On its website, Uber attributes the new policy to “new [Taxi and Limousine Commission] regulations.” (To find Lyft’s notice about not accepting new drivers, I had to go through the process of signing up as a new driver.) This is a reference to legislation passed by the New York City Council in December 2018, which requires ride-hail companies to pay drivers at least $17.22 an hour after expenses. The pay formula uses a so-called “utilization rate,” which accounts for the share of time a driver spends with passengers in their vehicles compared to time spent idle and waiting for a fare.
The rules penalize companies for running too many cars without passengers on city streets. The higher a company’s utilization rate, the less it has to pay drivers to meet the new wage floor requirement. The rules were intended to increase pay for drivers, while also addressing what many saw as an oversaturated market in New York City.

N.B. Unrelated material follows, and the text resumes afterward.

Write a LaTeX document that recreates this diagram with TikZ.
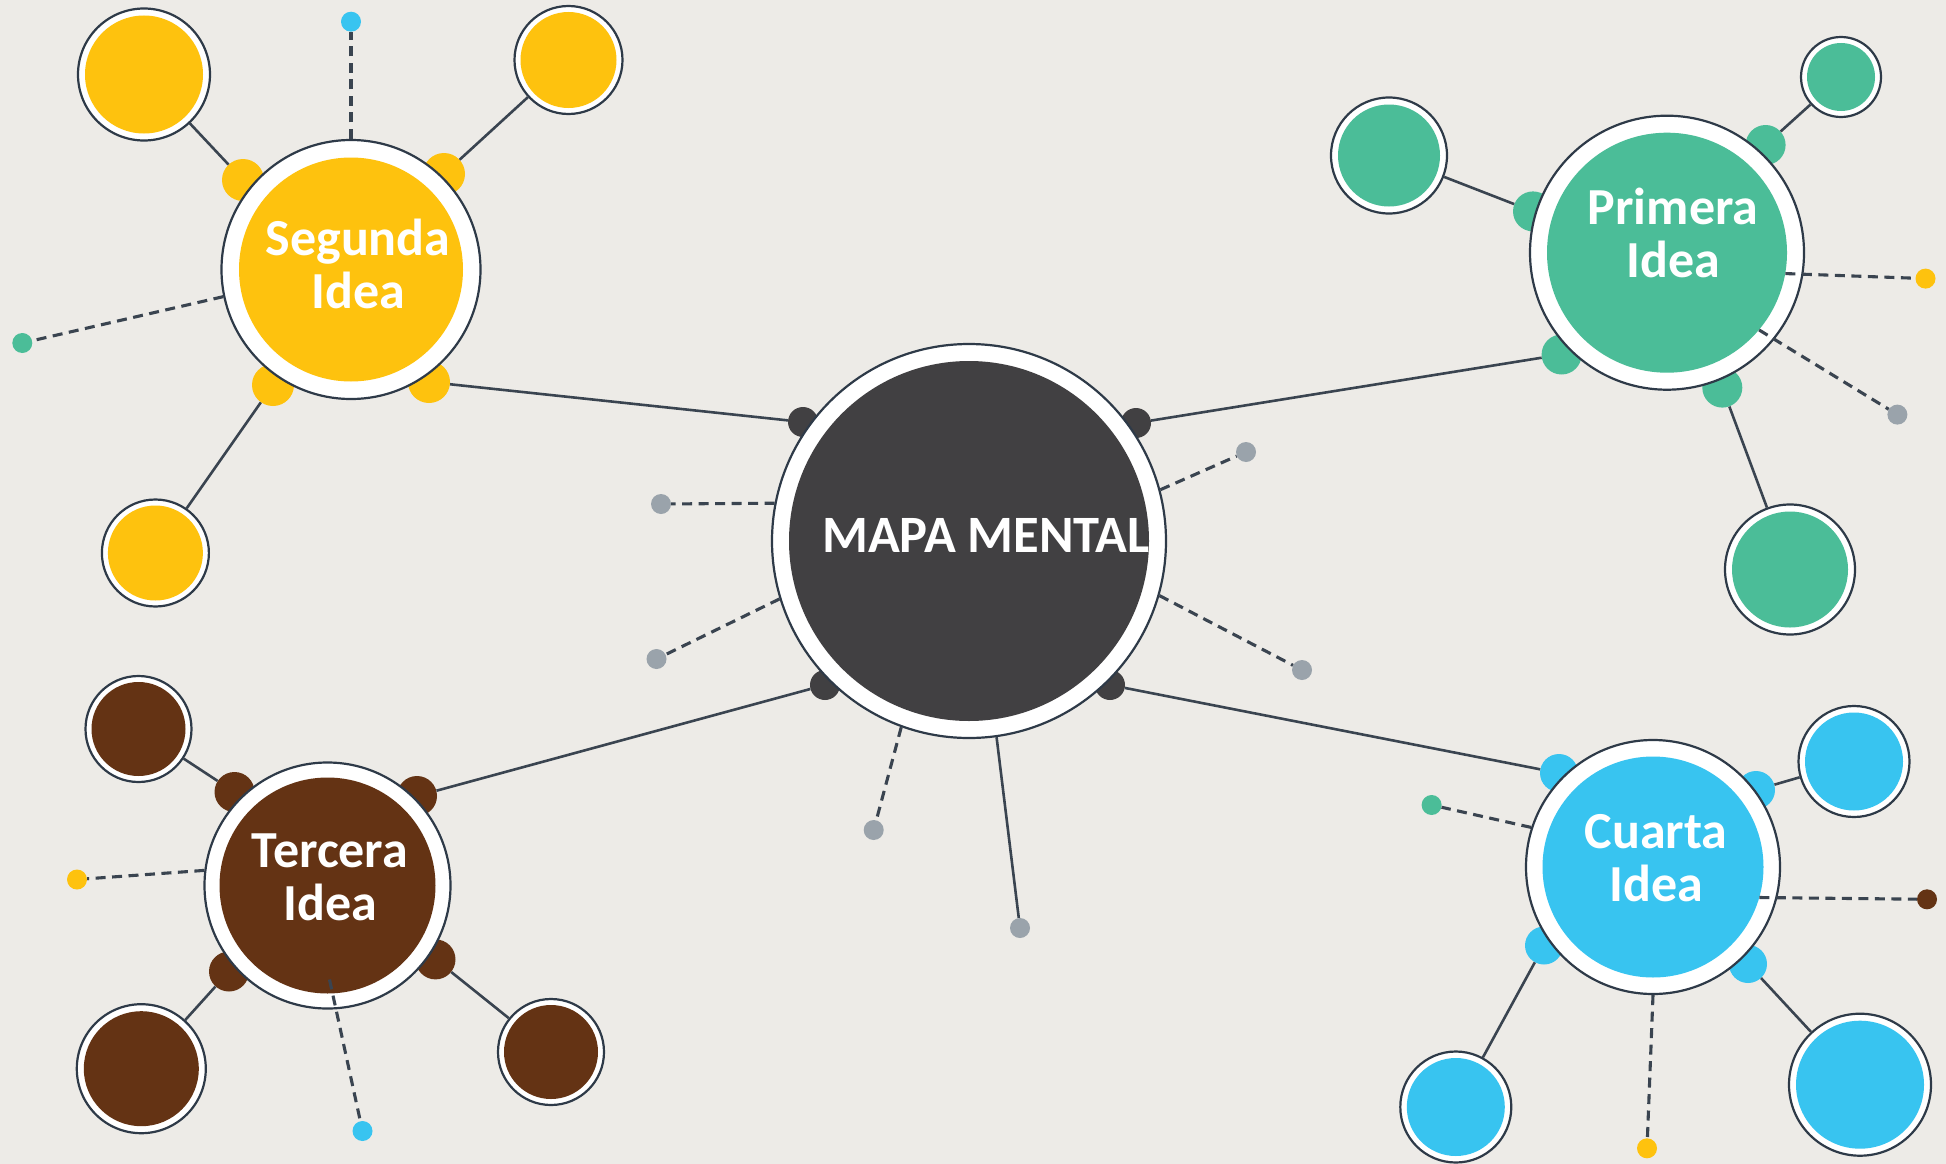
\documentclass[tikz,border=0pt]{standalone}
\usepackage{fontspec}
\setmainfont{Carlito}
\definecolor{bg}{HTML}{EDEBE7}
\definecolor{outl}{HTML}{2E3A48}
\definecolor{lnk}{HTML}{3A4450}
\definecolor{cdark}{HTML}{414042}
\definecolor{cyel}{HTML}{FEC20E}
\definecolor{cgrn}{HTML}{4BBD98}
\definecolor{cbrn}{HTML}{643314}
\definecolor{cblu}{HTML}{38C4F0}
\definecolor{cgry}{HTML}{9AA3AB}
\tikzset{
  ring/.style={circle, draw=outl, line width=2.2pt, fill=white, inner sep=0pt, minimum size=#1},
  core/.style={circle, inner sep=0pt, draw=none, minimum size=#1},
  nub/.style={circle, inner sep=0pt, draw=none, minimum size=#1},
  dot/.style={circle, inner sep=0pt, draw=none, minimum size=20pt, fill=#1},
  link/.style={draw=lnk, line width=2.6pt},
  dlink/.style={draw=lnk, line width=3.1pt, dash pattern=on 10pt off 6.5pt},
  lbl/.style={text=white, font=\fontsize{52}{53}\selectfont\bfseries, align=center, inner sep=0pt}
}
\begin{document}
\begin{tikzpicture}[x=1pt,y=-1pt]
\useasboundingbox (0,0) rectangle (1946,1164);
\fill[bg] (0,0) rectangle (1946,1164);

% ---------- nubs (behind rings)
\node[nub=30, fill=cdark] (c-ul) at (803,422) {};
\node[nub=30, fill=cdark] (c-ur) at (1136,423) {};
\node[nub=30, fill=cdark] (c-ll) at (825,685) {};
\node[nub=30, fill=cdark] (c-lr) at (1110,685) {};

\node[nub=42, fill=cyel] (seg-ul) at (243,180) {};
\node[nub=42, fill=cyel] (seg-ur) at (444,174) {};
\node[nub=42, fill=cyel] (seg-ll) at (273,385) {};
\node[nub=42, fill=cyel] (seg-lr) at (429,382) {};

\node[nub=40, fill=cgrn] (pri-l) at (1533,211.4) {};
\node[nub=40, fill=cgrn] (pri-ur) at (1765.6,145) {};
\node[nub=40, fill=cgrn] (pri-ll) at (1561.6,354.5) {};
\node[nub=40, fill=cgrn] (pri-lr) at (1722.3,387.6) {};

\node[nub=40, fill=cbrn] (ter-ul) at (234.5,792) {};
\node[nub=40, fill=cbrn] (ter-ur) at (417,796) {};
\node[nub=40, fill=cbrn] (ter-ll) at (229,971.5) {};
\node[nub=40, fill=cbrn] (ter-lr) at (435.5,959.4) {};

\node[nub=38, fill=cblu] (cua-ul) at (1559,773) {};
\node[nub=38, fill=cblu] (cua-ur) at (1756,790) {};
\node[nub=38, fill=cblu] (cua-ll) at (1544,945.5) {};
\node[nub=38, fill=cblu] (cua-lr) at (1748,964) {};

% ---------- main circles
\node[ring=394] (c) at (969,541) {};
\node[core=360, fill=cdark] (c-i) at (969,541) {};
\node[lbl, font=\fontsize{52.5}{52}\selectfont\bfseries] (c-t) at (986,535) {MAPA MENTAL};

\node[ring=259] (seg) at (351,269.5) {};
\node[core=224, fill=cyel] (seg-i) at (351,269.5) {};
\node[lbl] (seg-t) at (358,264) {Segunda\\Idea};

\node[ring=274] (pri) at (1667,252.7) {};
\node[core=240, fill=cgrn] (pri-i) at (1667,252.7) {};
\node[lbl] (pri-t) at (1673,232.5) {Primera\\Idea};

\node[ring=246] (ter) at (327.5,885.5) {};
\node[core=216, fill=cbrn] (ter-i) at (327.5,885.5) {};
\node[lbl] (ter-t) at (330,877.5) {Tercera\\Idea};

\node[ring=254] (cua) at (1653,867) {};
\node[core=221, fill=cblu] (cua-i) at (1653,867) {};
\node[lbl] (cua-t) at (1656,858.5) {Cuarta\\Idea};

% ---------- satellites
\node[ring=132] (seg-s1) at (144,74.5) {};   \node[core=118, fill=cyel] at (seg-s1) {};
\node[ring=108] (seg-s2) at (568.5,60) {};   \node[core=96, fill=cyel] at (seg-s2) {};
\node[ring=107] (seg-s3) at (155.4,553) {};  \node[core=95, fill=cyel] at (seg-s3) {};

\node[ring=116] (pri-s1) at (1389,155.5) {}; \node[core=102, fill=cgrn] at (pri-s1) {};
\node[ring=80]  (pri-s2) at (1841,77) {};    \node[core=68, fill=cgrn] at (pri-s2) {};
\node[ring=130] (pri-s3) at (1790,569.5) {}; \node[core=116, fill=cgrn] at (pri-s3) {};

\node[ring=106] (ter-s1) at (138.5,729) {};  \node[core=94, fill=cbrn] at (ter-s1) {};
\node[ring=129] (ter-s2) at (141.3,1068.7) {}; \node[core=115, fill=cbrn] at (ter-s2) {};
\node[ring=106] (ter-s3) at (551,1052) {};   \node[core=94, fill=cbrn] at (ter-s3) {};

\node[ring=111] (cua-s1) at (1854,761.5) {}; \node[core=98, fill=cblu] at (cua-s1) {};
\node[ring=111] (cua-s2) at (1455.8,1107) {}; \node[core=98, fill=cblu] at (cua-s2) {};
\node[ring=142] (cua-s3) at (1860,1084.7) {}; \node[core=128, fill=cblu] at (cua-s3) {};

% ---------- end dots
\node[dot=cgry] (g1) at (661,504) {};
\node[dot=cgry] (g2) at (656.5,659) {};
\node[dot=cgry] (g3) at (873.7,830) {};
\node[dot=cgry] (g4) at (1020,928) {};
\node[dot=cgry] (g5) at (1246,452) {};
\node[dot=cgry] (g6) at (1302,670) {};

\node[dot=cblu] (seg-d1) at (351,21.7) {};
\node[dot=cgrn] (seg-d2) at (22.3,343) {};
\node[dot=cyel] (pri-d1) at (1925.5,278.6) {};
\node[dot=cgry] (pri-d2) at (1897.4,414.6) {};
\node[dot=cyel] (ter-d1) at (77,879.5) {};
\node[dot=cblu] (ter-d2) at (362.5,1131) {};
\node[dot=cgrn] (cua-d1) at (1431.6,805) {};
\node[dot=cbrn] (cua-d2) at (1927,899.3) {};
\node[dot=cyel] (cua-d3) at (1647,1148.3) {};

\coordinate (ter-dst) at (329.5,979.5);

% ---------- solid connectors
\draw[link] (c-ul) -- (seg-lr);
\draw[link] (c-ur) -- (pri-ll);
\draw[link] (c-ll) -- (ter-ur);
\draw[link] (c-lr) -- (cua-ul);
\draw[link] (c.-82.4) -- (g4);

\draw[link] (seg-ul) -- (seg-s1);
\draw[link] (seg-ur) -- (seg-s2);
\draw[link] (seg-ll) -- (seg-s3);
\draw[link] (pri-l) -- (pri-s1);
\draw[link] (pri-ur) -- (pri-s2);
\draw[link] (pri-lr) -- (pri-s3);
\draw[link] (ter-ul) -- (ter-s1);
\draw[link] (ter-ll) -- (ter-s2);
\draw[link] (ter-lr) -- (ter-s3);
\draw[link] (cua-ur) -- (cua-s1);
\draw[link] (cua-ll) -- (cua-s2);
\draw[link] (cua-lr) -- (cua-s3);

% ---------- dashed connectors
\draw[dlink] (c.169.2) -- (g1);
\draw[dlink] (c.197.3) -- (g2);
\draw[dlink] (c.250.4) -- (g3);
\draw[dlink] (c.15) -- (g5);
\draw[dlink] (c.-16.3) -- (g6);

\draw[dlink] (seg.90) -- (seg-d1);
\draw[dlink] (seg.192.9) -- (seg-d2);
\draw[dlink] (pri-i.-10) -- (pri-d1);
\draw[dlink] (pri-i.-40.9) -- (pri-d2);
\draw[dlink] (ter.173) -- (ter-d1);
\draw[dlink] (ter-dst) -- (ter-d2);
\draw[dlink] (cua.162.4) -- (cua-d1);
\draw[dlink] (cua-i.-16.5) -- (cua-d2);
\draw[dlink] (cua.-90) -- (cua-d3);
\end{tikzpicture}
\end{document}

In that sense, today’s news suggests the rules are having their desired effect. The wage rule was passed several months after the city council approved a new vehicle cap for Uber and Lyft in the hopes of reversing worsening traffic congestion. That rule doesn’t affect Uber and Lyft’s ability to onboard new drivers; it just restricts the number of vehicles that can be used to pick up passengers.
While wildly popular among riders, Uber and Lyft have been a source of almost constant grief for policymakers, disability advocates, taxi medallion holders, and labor groups. Critics complain that Uber and Lyft have been allowed to dominate the market without having to follow many of the same rules that apply to yellow taxis. This has led to a glut of drivers that has outstripped demand, driving down wages and increasing traffic congestion. At the time, New York City’s law capping the number of drivers was held up as a potential model for other cities that want to rein in the ride-hail industry.
Uber stopped onboarding new drivers in New York City on April 1st, followed soon after by Lyft. In January, Lyft sued the city to block the new wage rules, arguing that they would create an uneven playing field and would ultimately mean their own drivers would be paid less. Three weeks later, Uber sued the city over the cap on new ride-hail drivers.
“As drivers exit the industry and demand from riders increases, we will once again seek to add new drivers,” an Uber spokesperson said.
“Because of TLC regulations, we’re currently not accepting new drivers in New York City,” Lyft said. “We do have a waitlist and will let drivers know when they can apply to drive.”